Welcome to the XUL School Tutorial!

in #xul7 years ago

This tutorial is meant to be the stepping stone that will turn you into a professional Firefox extension developer in no time. We have poured years of XUL experience into it, providing many solutions for problems extension developers commonly run into.

XUL School was created by Appcoast (formerly Glaxstar), one of the few companies dedicated to building high-quality Firefox extensions. A team of over a dozen XUL developers conformed Glaxstar at the time this tutorial was created, and the combined experiences of years creating Firefox extensions are reflected here.

With this tutorial you'll learn how to develop Firefox extensions. You'll learn how to quickly do the most common tasks in extension development, comparing several different approaches to solve them. In most cases we'll provide code samples that you can easily copy and adapt to your needs, as well as some working example extensions. The tutorial aims to be as brief as possible, often falling back on Mozilla documentation for more detailed information. You can think of it as a quick guide to the expansive world that is the Mozilla platform. Most links in this documentation are meant to be clicked and read.

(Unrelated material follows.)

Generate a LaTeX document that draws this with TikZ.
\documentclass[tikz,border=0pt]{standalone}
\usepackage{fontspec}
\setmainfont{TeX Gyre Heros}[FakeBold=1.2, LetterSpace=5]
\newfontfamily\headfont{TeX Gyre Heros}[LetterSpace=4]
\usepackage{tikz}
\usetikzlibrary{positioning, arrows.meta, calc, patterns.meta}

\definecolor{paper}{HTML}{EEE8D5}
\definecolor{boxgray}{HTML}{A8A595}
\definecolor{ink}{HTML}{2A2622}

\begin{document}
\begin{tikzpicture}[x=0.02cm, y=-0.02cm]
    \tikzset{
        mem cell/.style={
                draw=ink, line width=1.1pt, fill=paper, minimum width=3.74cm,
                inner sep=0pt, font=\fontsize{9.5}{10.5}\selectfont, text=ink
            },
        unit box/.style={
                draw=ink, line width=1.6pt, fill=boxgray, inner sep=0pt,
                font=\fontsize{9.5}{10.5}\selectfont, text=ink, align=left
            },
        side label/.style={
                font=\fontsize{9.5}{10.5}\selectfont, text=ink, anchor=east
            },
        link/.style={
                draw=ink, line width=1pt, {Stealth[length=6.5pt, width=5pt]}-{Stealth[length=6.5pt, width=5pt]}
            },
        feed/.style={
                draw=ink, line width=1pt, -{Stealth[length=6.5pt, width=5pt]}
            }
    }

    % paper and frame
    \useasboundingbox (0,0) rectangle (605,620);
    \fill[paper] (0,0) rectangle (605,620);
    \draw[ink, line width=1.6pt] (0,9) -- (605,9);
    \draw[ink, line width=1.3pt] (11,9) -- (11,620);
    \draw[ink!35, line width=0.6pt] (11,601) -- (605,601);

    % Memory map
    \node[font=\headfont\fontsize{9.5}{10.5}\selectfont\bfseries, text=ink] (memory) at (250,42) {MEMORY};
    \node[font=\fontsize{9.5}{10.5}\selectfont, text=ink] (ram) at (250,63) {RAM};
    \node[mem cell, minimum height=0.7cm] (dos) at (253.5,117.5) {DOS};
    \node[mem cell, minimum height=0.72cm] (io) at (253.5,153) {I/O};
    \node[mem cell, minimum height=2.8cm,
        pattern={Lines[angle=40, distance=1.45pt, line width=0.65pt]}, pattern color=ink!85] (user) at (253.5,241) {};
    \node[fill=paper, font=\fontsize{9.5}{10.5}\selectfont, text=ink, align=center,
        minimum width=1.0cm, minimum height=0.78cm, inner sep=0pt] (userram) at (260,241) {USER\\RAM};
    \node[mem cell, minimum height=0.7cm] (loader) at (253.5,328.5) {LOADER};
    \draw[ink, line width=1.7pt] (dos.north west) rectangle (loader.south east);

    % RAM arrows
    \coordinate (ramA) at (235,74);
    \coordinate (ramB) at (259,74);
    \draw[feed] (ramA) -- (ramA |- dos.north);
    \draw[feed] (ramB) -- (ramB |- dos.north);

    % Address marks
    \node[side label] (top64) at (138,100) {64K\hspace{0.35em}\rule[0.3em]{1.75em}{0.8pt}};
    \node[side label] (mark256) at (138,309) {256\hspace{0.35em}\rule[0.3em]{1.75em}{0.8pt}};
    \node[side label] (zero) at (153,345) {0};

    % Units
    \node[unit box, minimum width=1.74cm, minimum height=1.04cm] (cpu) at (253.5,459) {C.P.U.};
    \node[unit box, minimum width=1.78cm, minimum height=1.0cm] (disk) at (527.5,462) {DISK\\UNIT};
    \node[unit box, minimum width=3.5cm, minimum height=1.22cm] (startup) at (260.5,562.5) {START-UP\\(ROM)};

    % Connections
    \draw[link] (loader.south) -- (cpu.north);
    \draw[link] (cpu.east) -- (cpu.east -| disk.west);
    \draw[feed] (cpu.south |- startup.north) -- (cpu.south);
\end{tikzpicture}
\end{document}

We'll start with a brief introduction to some key concepts, in case you're not familiar with Mozilla and Firefox. XUL (pronounced "zool") is one of many technologies used for creating Mozilla-based products and extensions. It is only one part of the development landscape, but given that it's practically exclusive to Mozilla, it tends to be used to identify all Mozilla-related development. You'll sometimes read terms like "XUL applications" and "XUL extensions", but rarely will they refer to projects that are exclusively built with XUL. It usually means that the projects were built using Mozilla technologies. Even this project, called XUL School, covers several other technologies such as JavaScript, CSS, XBL and XPCOM.XULRunner

XULRunner includes the Gecko rendering engine, the Necko networking library, and several other components that provide OS-independent file management, accessibility, and localization, among others. It is this very powerful platform that has allowed such a fast growth of the development community surrounding Mozilla and Firefox.

XULRunner is available in binary form at the XULRunner page, and it is the base for several projects, such as Songbird, Miro and Eudora. There's a very comprehensive list of XULRunner applications in the XULRunner Hall of Fame.
Gecko

The Gecko engine is the part of Firefox used to render web pages and its own user interface. You can identify the level of compatibility of web standards in Gecko-based browsers looking at their User Agent string, which should include the Gecko version. Gecko versions are somewhat independent from Firefox versions, and you can see a mapping of Firefox versions and Gecko versions at the Gecko page. The User Agent String for Firefox at the time of this writing (in US English, Mac OS X) is:

Mozilla/5.0 (Macintosh; Intel Mac OS X 10.9; rv:25.0.1) Gecko/20100101 Firefox/25.0.1

The highlighted section is the Gecko version: 25.0.1. You can read and copy the user agent string of any Firefox window, choosing "Help > Troubleshooting Information" from the main menu.